Jacksonville deputy chief Rodney Cox to retire after 30 years service
Rodney Cox's 30-year run at Jacksonville police ended as the council weighed a familiar internal promotion: Chief of Detectives Kyle Chumley for deputy chief.

Jacksonville’s city council met at the Municipal Building, 200 W. Douglas Ave., with a police leadership handoff on the agenda that mattered far beyond one retirement. Deputy Chief Rodney Cox was recognized after 30 years with the Jacksonville Police Department, and Chief of Detectives Kyle Chumley was expected to step into the deputy chief post with the council’s approval.
The change comes at a moment when city residents have a lot riding on steady command. The Jacksonville Police Department says it has 40 sworn officers and four civilian employees and serves just under 20,000 people, a number that grows because Jacksonville is home to Illinois College, the Illinois School for the Deaf, the Illinois School for the Visually Impaired and the Jacksonville Correctional Center. In a department that size, the deputy chief sits in the middle of daily operations, helping shape staffing, investigations and the pace of response when calls come in.

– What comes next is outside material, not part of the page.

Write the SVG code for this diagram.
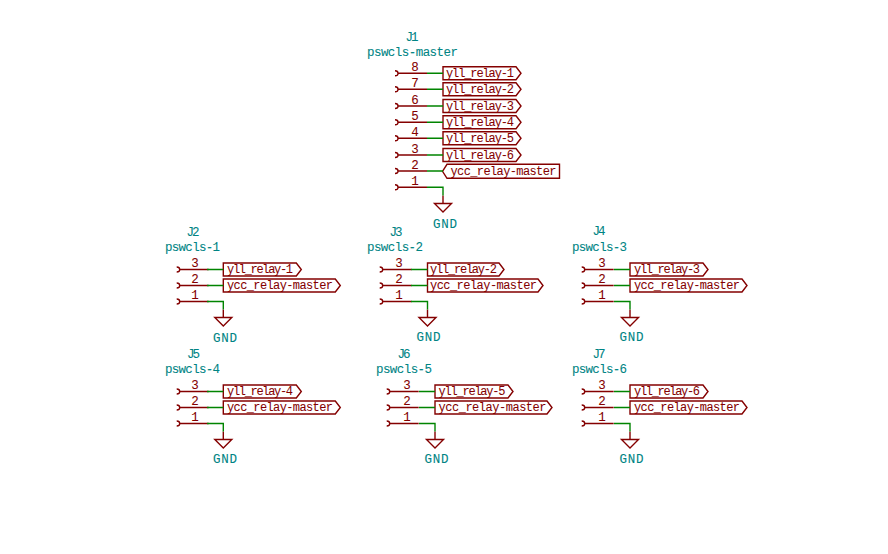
<svg xmlns="http://www.w3.org/2000/svg" xmlns:xlink="http://www.w3.org/1999/xlink" width="888" height="554" viewBox="0 0 888 554">
<style>
text{font-family:"Liberation Mono","DejaVu Sans Mono",monospace}
.s{fill:none;stroke:#840000;stroke-width:1.4}
.w{fill:none;stroke:#008400;stroke-width:1.4}
.t{fill:#008484;stroke:#008484;stroke-width:.08;font-size:12.500px}
.g{text-anchor:middle}
.n{fill:#840000;stroke:#840000;stroke-width:.08;font-size:12.500px;text-anchor:middle}
.l{fill:#840000;stroke:#840000;stroke-width:.05;font-size:12px}
</style>
<defs>
<path id="pin" class="s" d="M-1 -2.500Q2 -2.500 2 0Q2 2.500 -1 2.500M2 0H31"/>
<path id="gnd" class="s" d="M0 -8V0M-8.500 0H8.500L0 8.500Z"/>
<path id="fs" class="s" d="M0 -6.500H73L78 0L73 6.500H0Z"/>
<path id="fs3" class="s" d="M0 -6.500H71.500L76.500 0L71.500 6.500H0Z"/>
<path id="fm" class="s" d="M0 -6.500H112L117 0L112 6.500H0Z"/>
<path id="fm3" class="s" d="M0 -6.500H110.500L115.500 0L110.500 6.500H0Z"/>
<path id="fi" class="s" d="M0 0L4.500 -7H117V7H4.500Z"/>
</defs>
<rect width="888" height="554" fill="#fff"/>
<g id="J1">
<text class="t g" x="412" y="41" textLength="13">J1</text>
<text class="t" x="367" y="55.500" textLength="91">pswcls-master</text>
<use xlink:href="#pin" x="396" y="73.300"/><text class="n" x="415" y="71">8</text>
<use xlink:href="#pin" x="396" y="89.300"/><text class="n" x="415" y="87">7</text>
<use xlink:href="#pin" x="396" y="106"/><text class="n" x="415" y="103.500">6</text>
<use xlink:href="#pin" x="396" y="122.300"/><text class="n" x="415" y="120">5</text>
<use xlink:href="#pin" x="396" y="138.300"/><text class="n" x="415" y="136">4</text>
<use xlink:href="#pin" x="396" y="155"/><text class="n" x="415" y="152.500">3</text>
<use xlink:href="#pin" x="396" y="171"/><text class="n" x="415" y="168.500">2</text>
<use xlink:href="#pin" x="396" y="187.300"/><text class="n" x="415" y="185">1</text>
<use xlink:href="#fs" x="443" y="73.300"/><text class="l" x="446" y="77" textLength="68">yll_relay-1</text>
<use xlink:href="#fs" x="443" y="89.300"/><text class="l" x="446" y="93" textLength="68">yll_relay-2</text>
<use xlink:href="#fs" x="443" y="106"/><text class="l" x="446" y="109.700" textLength="68">yll_relay-3</text>
<use xlink:href="#fs" x="443" y="122.300"/><text class="l" x="446" y="126" textLength="68">yll_relay-4</text>
<use xlink:href="#fs" x="443" y="138.300"/><text class="l" x="446" y="142" textLength="68">yll_relay-5</text>
<use xlink:href="#fs" x="443" y="155"/><text class="l" x="446" y="158.700" textLength="68">yll_relay-6</text>
<use xlink:href="#fi" x="442.500" y="171.300"/><text class="l" x="450.500" y="175" textLength="106">ycc_relay-master</text>
</g>
<g id="GND1"><use xlink:href="#gnd" x="443" y="203.500"/><text class="t g" x="445" y="227.500" textLength="24">GND</text></g>
<g id="J2">
<text class="t g" x="193" y="236" textLength="13">J2</text>
<text class="t" x="165" y="251" textLength="55">pswcls-1</text>
<use xlink:href="#pin" x="177.700" y="269.500"/><text class="n" x="195" y="266.500">3</text>
<use xlink:href="#pin" x="177.700" y="285.500"/><text class="n" x="195" y="282.500">2</text>
<use xlink:href="#pin" x="177.700" y="301.500"/><text class="n" x="195" y="298.500">1</text>
<use xlink:href="#fs" x="223.300" y="269.500"/><text class="l" x="227" y="273.200" textLength="66">yll_relay-1</text>
<use xlink:href="#fm" x="223.300" y="285.500"/><text class="l" x="227" y="289.200" textLength="106">ycc_relay-master</text>
</g>
<g id="GND2"><use xlink:href="#gnd" x="223.300" y="317.500"/><text class="t g" x="225" y="341.500" textLength="24">GND</text></g>
<g id="J3">
<text class="t g" x="396" y="236" textLength="13">J3</text>
<text class="t" x="367" y="251" textLength="56">pswcls-2</text>
<use xlink:href="#pin" x="380.700" y="269.500"/><text class="n" x="399" y="266.500">3</text>
<use xlink:href="#pin" x="380.700" y="285.500"/><text class="n" x="399" y="282.500">2</text>
<use xlink:href="#pin" x="380.700" y="301.500"/><text class="n" x="399" y="298.500">1</text>
<use xlink:href="#fs3" x="427.500" y="269.500"/><text class="l" x="430" y="273.200" textLength="67">yll_relay-2</text>
<use xlink:href="#fm3" x="427.500" y="285.500"/><text class="l" x="430" y="289.200" textLength="107">ycc_relay-master</text>
</g>
<g id="GND3"><use xlink:href="#gnd" x="427.500" y="317.500"/><text class="t g" x="428.500" y="341" textLength="24">GND</text></g>
<g id="J4">
<text class="t g" x="599" y="235" textLength="13">J4</text>
<text class="t" x="572" y="251" textLength="55">pswcls-3</text>
<use xlink:href="#pin" x="582.700" y="269.500"/><text class="n" x="602" y="266.500">3</text>
<use xlink:href="#pin" x="582.700" y="285.500"/><text class="n" x="602" y="282.500">2</text>
<use xlink:href="#pin" x="582.700" y="301.500"/><text class="n" x="602" y="298.500">1</text>
<use xlink:href="#fs" x="630" y="269.500"/><text class="l" x="634" y="273.200" textLength="66">yll_relay-3</text>
<use xlink:href="#fm" x="630" y="285.500"/><text class="l" x="634" y="289.200" textLength="106">ycc_relay-master</text>
</g>
<g id="GND4"><use xlink:href="#gnd" x="630" y="317.500"/><text class="t g" x="631.500" y="341" textLength="24">GND</text></g>
<g id="J5">
<text class="t g" x="193.500" y="358" textLength="13">J5</text>
<text class="t" x="165" y="373" textLength="55">pswcls-4</text>
<use xlink:href="#pin" x="177.700" y="391.500"/><text class="n" x="195" y="388.500">3</text>
<use xlink:href="#pin" x="177.700" y="407.500"/><text class="n" x="195" y="404.500">2</text>
<use xlink:href="#pin" x="177.700" y="423.500"/><text class="n" x="195" y="420.500">1</text>
<use xlink:href="#fs" x="223.300" y="391.500"/><text class="l" x="227" y="395.200" textLength="66">yll_relay-4</text>
<use xlink:href="#fm" x="223.300" y="407.500"/><text class="l" x="227" y="411.200" textLength="106">ycc_relay-master</text>
</g>
<g id="GND5"><use xlink:href="#gnd" x="223.300" y="439.500"/><text class="t g" x="225" y="463" textLength="24">GND</text></g>
<g id="J6">
<text class="t g" x="404" y="358" textLength="13">J6</text>
<text class="t" x="376" y="373" textLength="56">pswcls-5</text>
<use xlink:href="#pin" x="387.700" y="391.500"/><text class="n" x="407" y="388.500">3</text>
<use xlink:href="#pin" x="387.700" y="407.500"/><text class="n" x="407" y="404.500">2</text>
<use xlink:href="#pin" x="387.700" y="423.500"/><text class="n" x="407" y="420.500">1</text>
<use xlink:href="#fs" x="435" y="391.500"/><text class="l" x="438.500" y="395.200" textLength="67">yll_relay-5</text>
<use xlink:href="#fm" x="435" y="407.500"/><text class="l" x="438.500" y="411.200" textLength="108">ycc_relay-master</text>
</g>
<g id="GND6"><use xlink:href="#gnd" x="435" y="439.500"/><text class="t g" x="436.500" y="463" textLength="24">GND</text></g>
<g id="J7">
<text class="t g" x="599" y="358" textLength="13">J7</text>
<text class="t" x="572" y="373" textLength="55">pswcls-6</text>
<use xlink:href="#pin" x="582.700" y="391.500"/><text class="n" x="602" y="388.500">3</text>
<use xlink:href="#pin" x="582.700" y="407.500"/><text class="n" x="602" y="404.500">2</text>
<use xlink:href="#pin" x="582.700" y="423.500"/><text class="n" x="602" y="420.500">1</text>
<use xlink:href="#fs" x="630" y="391.500"/><text class="l" x="634" y="395.200" textLength="66">yll_relay-6</text>
<use xlink:href="#fm" x="630" y="407.500"/><text class="l" x="634" y="411.200" textLength="106">ycc_relay-master</text>
</g>
<g id="GND7"><use xlink:href="#gnd" x="630" y="439.500"/><text class="t g" x="631.500" y="463" textLength="24">GND</text></g>
<g id="connectors">
<path class="w" d="M427 73.300H443M427 89.300H443M427 106H443M427 122.300H443M427 138.300H443M427 155H443M427 171H443M427 187.300H443V195.500"/>
<path class="w" d="M207 269.500H223.300M207 285.500H223.300M207 301.500H223.300V309.500"/>
<path class="w" d="M411 269.500H427.500M411 285.500H427.500M411 301.500H427.500V309.500"/>
<path class="w" d="M614 269.500H630M614 285.500H630M614 301.500H630V309.500"/>
<path class="w" d="M207 391.500H223.300M207 407.500H223.300M207 423.500H223.300V431.500"/>
<path class="w" d="M419 391.500H435M419 407.500H435M419 423.500H435V431.500"/>
<path class="w" d="M614 391.500H630M614 407.500H630M614 423.500H630V431.500"/>
</g>
</svg>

At the 9 a.m. meeting, the council was also set to handle appointments to the Alexander Fire Protection board and the West Central Mass Transit board. That broader agenda underscored how one meeting can affect more than police work, with aldermen also discussing new records-management software for the fire department, grant opportunities tied to that department, a special-use permit request for property at 1426 and 1428 West Lafayette, a Midwest Youth Services request tied to housing expansion and whether to pursue an EPA loan for water and sewer improvements.
Over the first 90 days, the public will be watching whether the transition stays inside the department’s existing culture or forces a reset. Chumley would be stepping up from chief of detectives, while city records show this is not the first time Jacksonville has elevated from within: a Jan. 22, 2024 council summary recorded Chumley as the new Commander of Investigations and Doug Thompson as the new Deputy Chief. The city says Thompson has been with the department for 22 years, giving the command staff a deep bench of institutional memory.

For Jacksonville, the measure of success in the months ahead will be simple: a smooth handoff in police command, no disruption in day-to-day service and a department that continues to answer to a city balancing public safety, housing, transit and utility needs at once. Jacksonville’s long history as a home-rule municipality, chartered Feb. 15, 1867 and incorporated April 4, 1887, gives the change a familiar local frame, but the practical test will be how the new leadership performs on the street.